Figure scripts

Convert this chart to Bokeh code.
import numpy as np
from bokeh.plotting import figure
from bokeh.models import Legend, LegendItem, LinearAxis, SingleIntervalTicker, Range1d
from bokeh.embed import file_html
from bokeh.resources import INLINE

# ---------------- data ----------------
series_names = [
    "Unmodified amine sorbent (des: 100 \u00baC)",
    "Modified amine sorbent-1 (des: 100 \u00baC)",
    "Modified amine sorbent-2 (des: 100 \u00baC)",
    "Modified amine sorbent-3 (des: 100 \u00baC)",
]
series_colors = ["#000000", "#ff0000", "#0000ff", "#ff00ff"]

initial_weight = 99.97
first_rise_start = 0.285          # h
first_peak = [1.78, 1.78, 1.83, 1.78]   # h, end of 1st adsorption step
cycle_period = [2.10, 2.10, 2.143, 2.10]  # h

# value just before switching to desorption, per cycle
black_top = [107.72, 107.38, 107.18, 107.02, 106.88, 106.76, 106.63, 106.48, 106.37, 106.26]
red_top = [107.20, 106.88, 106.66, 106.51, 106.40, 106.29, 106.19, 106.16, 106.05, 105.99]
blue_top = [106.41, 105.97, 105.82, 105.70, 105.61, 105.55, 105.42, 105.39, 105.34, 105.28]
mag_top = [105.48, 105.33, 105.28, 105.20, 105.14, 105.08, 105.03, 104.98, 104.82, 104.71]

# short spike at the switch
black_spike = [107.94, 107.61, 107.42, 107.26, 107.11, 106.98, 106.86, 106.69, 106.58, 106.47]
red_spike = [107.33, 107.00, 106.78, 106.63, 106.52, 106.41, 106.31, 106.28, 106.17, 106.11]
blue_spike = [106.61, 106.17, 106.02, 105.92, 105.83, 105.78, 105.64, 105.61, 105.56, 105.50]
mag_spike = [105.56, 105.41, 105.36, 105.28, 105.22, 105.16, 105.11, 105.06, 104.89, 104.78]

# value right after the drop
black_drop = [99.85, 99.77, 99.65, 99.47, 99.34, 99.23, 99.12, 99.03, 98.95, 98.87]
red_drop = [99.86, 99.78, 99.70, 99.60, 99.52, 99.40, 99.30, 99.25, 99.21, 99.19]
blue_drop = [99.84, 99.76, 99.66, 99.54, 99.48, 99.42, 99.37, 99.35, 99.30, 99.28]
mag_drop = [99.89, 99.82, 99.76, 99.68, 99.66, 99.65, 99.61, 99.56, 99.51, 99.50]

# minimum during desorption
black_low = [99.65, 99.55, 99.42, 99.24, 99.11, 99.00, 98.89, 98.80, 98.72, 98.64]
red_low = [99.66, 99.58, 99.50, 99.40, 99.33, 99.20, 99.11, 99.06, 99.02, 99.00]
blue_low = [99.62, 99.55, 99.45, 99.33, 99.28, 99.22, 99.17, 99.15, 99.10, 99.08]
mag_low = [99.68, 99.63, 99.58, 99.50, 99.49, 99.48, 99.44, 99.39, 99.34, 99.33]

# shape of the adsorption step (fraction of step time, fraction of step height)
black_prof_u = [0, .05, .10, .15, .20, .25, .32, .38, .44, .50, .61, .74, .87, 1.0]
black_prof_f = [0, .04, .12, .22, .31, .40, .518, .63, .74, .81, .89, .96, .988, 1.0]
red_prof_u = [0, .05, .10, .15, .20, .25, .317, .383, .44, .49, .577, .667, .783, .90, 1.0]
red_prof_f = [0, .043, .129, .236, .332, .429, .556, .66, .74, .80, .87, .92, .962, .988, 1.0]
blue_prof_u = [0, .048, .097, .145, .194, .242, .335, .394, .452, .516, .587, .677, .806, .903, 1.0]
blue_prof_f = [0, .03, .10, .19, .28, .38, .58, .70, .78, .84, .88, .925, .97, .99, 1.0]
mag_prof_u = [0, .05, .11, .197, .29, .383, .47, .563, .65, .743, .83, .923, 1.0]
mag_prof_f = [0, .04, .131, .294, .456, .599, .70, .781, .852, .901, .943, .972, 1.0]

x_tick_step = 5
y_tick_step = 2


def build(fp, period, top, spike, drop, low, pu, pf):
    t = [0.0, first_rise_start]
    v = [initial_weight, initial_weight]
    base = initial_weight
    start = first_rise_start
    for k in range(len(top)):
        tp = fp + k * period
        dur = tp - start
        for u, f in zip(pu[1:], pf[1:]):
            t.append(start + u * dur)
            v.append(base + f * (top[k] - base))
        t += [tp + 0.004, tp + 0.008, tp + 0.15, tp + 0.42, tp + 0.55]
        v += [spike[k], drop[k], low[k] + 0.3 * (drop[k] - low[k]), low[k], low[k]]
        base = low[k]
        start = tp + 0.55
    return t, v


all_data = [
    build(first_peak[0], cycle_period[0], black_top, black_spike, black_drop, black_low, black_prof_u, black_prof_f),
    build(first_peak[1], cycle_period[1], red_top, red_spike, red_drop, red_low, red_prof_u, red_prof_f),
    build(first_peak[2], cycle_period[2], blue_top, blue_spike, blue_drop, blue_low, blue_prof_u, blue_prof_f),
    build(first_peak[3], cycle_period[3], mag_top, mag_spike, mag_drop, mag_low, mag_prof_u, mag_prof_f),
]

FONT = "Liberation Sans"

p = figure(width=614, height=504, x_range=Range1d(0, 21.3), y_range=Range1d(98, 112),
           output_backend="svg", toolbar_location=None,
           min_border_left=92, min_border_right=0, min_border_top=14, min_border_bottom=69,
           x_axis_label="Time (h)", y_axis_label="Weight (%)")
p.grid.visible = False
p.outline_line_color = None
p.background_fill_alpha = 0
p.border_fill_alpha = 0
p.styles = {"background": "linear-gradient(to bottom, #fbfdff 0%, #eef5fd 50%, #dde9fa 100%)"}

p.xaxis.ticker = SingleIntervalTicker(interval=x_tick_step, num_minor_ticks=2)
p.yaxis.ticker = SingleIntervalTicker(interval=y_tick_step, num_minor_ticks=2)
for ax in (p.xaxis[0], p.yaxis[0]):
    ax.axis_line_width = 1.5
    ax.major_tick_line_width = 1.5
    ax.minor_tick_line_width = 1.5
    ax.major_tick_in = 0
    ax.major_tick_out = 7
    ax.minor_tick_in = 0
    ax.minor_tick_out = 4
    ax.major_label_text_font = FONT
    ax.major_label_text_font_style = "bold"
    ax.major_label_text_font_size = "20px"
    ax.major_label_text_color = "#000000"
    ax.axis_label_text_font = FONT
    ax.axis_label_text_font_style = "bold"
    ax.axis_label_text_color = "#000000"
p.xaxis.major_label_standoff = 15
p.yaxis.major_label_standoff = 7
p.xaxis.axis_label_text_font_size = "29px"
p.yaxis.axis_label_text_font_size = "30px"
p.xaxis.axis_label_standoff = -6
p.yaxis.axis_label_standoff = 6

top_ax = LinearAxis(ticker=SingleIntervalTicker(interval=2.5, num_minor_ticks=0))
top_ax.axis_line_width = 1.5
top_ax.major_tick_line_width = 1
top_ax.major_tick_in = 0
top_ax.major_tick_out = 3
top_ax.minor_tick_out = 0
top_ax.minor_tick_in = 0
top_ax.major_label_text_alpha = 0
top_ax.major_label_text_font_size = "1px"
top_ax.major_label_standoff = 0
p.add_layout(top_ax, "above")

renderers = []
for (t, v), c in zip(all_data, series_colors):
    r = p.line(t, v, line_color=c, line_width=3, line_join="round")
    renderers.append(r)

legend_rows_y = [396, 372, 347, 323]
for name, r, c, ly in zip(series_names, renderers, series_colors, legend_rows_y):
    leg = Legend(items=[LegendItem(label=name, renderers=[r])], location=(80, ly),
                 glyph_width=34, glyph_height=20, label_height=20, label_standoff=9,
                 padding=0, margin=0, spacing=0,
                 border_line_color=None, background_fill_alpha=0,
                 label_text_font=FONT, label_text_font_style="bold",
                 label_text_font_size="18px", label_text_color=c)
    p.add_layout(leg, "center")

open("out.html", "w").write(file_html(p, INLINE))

---

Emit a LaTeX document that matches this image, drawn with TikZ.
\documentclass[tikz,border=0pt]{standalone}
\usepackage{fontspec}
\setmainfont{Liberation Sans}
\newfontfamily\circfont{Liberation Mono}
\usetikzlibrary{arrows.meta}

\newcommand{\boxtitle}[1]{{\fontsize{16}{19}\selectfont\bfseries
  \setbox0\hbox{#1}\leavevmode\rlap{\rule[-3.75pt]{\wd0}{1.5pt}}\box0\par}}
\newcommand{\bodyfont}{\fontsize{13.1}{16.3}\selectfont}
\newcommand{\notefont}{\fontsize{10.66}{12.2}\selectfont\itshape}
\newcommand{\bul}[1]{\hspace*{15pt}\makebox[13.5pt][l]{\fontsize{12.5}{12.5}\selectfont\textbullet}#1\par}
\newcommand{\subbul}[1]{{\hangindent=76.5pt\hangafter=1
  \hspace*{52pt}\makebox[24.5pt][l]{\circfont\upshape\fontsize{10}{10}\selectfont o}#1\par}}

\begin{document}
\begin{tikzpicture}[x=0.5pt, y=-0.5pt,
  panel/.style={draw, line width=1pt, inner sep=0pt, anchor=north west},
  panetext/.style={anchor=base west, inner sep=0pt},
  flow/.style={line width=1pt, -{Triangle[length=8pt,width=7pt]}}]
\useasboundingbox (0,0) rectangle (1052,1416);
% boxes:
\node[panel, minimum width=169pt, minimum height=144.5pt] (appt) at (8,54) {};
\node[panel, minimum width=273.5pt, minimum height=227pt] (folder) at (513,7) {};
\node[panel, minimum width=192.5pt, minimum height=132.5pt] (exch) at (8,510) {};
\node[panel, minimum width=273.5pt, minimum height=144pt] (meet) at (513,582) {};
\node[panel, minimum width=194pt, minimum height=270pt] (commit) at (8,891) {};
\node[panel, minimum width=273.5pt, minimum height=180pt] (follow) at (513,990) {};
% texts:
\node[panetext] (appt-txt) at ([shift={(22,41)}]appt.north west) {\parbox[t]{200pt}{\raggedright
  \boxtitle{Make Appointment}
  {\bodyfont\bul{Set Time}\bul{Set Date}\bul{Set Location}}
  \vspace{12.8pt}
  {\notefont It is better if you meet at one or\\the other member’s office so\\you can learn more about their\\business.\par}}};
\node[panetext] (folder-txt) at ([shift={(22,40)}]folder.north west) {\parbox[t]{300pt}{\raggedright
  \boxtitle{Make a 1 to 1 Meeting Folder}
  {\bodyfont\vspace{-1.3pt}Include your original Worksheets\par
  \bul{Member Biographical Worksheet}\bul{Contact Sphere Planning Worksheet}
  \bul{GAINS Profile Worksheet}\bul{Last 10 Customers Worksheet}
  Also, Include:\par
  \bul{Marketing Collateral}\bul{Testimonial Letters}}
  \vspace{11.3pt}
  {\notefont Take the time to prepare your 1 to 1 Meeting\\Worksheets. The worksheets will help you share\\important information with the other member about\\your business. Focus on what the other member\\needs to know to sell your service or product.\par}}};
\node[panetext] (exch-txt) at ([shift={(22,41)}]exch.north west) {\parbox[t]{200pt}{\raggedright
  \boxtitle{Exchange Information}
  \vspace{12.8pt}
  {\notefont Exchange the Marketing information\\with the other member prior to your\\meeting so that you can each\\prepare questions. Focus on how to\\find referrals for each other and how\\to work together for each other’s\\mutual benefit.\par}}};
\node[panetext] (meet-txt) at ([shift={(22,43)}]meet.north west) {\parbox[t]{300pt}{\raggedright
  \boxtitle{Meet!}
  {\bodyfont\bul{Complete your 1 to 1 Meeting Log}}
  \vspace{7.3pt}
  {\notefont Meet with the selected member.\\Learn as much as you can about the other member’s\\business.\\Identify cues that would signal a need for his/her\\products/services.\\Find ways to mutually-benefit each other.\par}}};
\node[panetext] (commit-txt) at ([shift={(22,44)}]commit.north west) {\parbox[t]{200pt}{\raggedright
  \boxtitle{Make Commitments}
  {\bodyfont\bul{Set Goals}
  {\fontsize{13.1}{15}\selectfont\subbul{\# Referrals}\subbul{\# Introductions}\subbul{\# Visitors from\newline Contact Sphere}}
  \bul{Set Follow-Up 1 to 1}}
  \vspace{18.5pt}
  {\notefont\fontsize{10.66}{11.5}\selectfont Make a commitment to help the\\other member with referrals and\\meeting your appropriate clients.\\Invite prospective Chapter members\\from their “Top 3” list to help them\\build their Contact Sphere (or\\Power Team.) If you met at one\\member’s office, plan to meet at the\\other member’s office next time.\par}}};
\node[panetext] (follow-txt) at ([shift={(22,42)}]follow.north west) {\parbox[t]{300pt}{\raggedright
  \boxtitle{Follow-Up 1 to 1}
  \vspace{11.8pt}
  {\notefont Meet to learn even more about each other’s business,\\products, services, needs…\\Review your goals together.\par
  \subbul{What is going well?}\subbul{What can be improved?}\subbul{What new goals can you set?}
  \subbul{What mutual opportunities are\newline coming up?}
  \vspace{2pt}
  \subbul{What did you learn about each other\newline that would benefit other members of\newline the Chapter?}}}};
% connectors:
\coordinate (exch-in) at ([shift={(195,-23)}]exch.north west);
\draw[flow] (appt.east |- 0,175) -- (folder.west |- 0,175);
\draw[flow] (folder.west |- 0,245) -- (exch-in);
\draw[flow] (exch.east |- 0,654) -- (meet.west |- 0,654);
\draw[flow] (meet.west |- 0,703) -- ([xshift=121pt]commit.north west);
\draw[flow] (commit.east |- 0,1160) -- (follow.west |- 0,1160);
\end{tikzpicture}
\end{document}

Short task -
Would you quote everything above from the line containing "Convert this chart to Bokeh code." down to the line containing "99.56, 99.51, 99.50]"? Include both of those lines and nothing else.

Exercise solution -
Convert this chart to Bokeh code.
import numpy as np
from bokeh.plotting import figure
from bokeh.models import Legend, LegendItem, LinearAxis, SingleIntervalTicker, Range1d
from bokeh.embed import file_html
from bokeh.resources import INLINE

# ---------------- data ----------------
series_names = [
    "Unmodified amine sorbent (des: 100 \u00baC)",
    "Modified amine sorbent-1 (des: 100 \u00baC)",
    "Modified amine sorbent-2 (des: 100 \u00baC)",
    "Modified amine sorbent-3 (des: 100 \u00baC)",
]
series_colors = ["#000000", "#ff0000", "#0000ff", "#ff00ff"]

initial_weight = 99.97
first_rise_start = 0.285          # h
first_peak = [1.78, 1.78, 1.83, 1.78]   # h, end of 1st adsorption step
cycle_period = [2.10, 2.10, 2.143, 2.10]  # h

# value just before switching to desorption, per cycle
black_top = [107.72, 107.38, 107.18, 107.02, 106.88, 106.76, 106.63, 106.48, 106.37, 106.26]
red_top = [107.20, 106.88, 106.66, 106.51, 106.40, 106.29, 106.19, 106.16, 106.05, 105.99]
blue_top = [106.41, 105.97, 105.82, 105.70, 105.61, 105.55, 105.42, 105.39, 105.34, 105.28]
mag_top = [105.48, 105.33, 105.28, 105.20, 105.14, 105.08, 105.03, 104.98, 104.82, 104.71]

# short spike at the switch
black_spike = [107.94, 107.61, 107.42, 107.26, 107.11, 106.98, 106.86, 106.69, 106.58, 106.47]
red_spike = [107.33, 107.00, 106.78, 106.63, 106.52, 106.41, 106.31, 106.28, 106.17, 106.11]
blue_spike = [106.61, 106.17, 106.02, 105.92, 105.83, 105.78, 105.64, 105.61, 105.56, 105.50]
mag_spike = [105.56, 105.41, 105.36, 105.28, 105.22, 105.16, 105.11, 105.06, 104.89, 104.78]

# value right after the drop
black_drop = [99.85, 99.77, 99.65, 99.47, 99.34, 99.23, 99.12, 99.03, 98.95, 98.87]
red_drop = [99.86, 99.78, 99.70, 99.60, 99.52, 99.40, 99.30, 99.25, 99.21, 99.19]
blue_drop = [99.84, 99.76, 99.66, 99.54, 99.48, 99.42, 99.37, 99.35, 99.30, 99.28]
mag_drop = [99.89, 99.82, 99.76, 99.68, 99.66, 99.65, 99.61, 99.56, 99.51, 99.50]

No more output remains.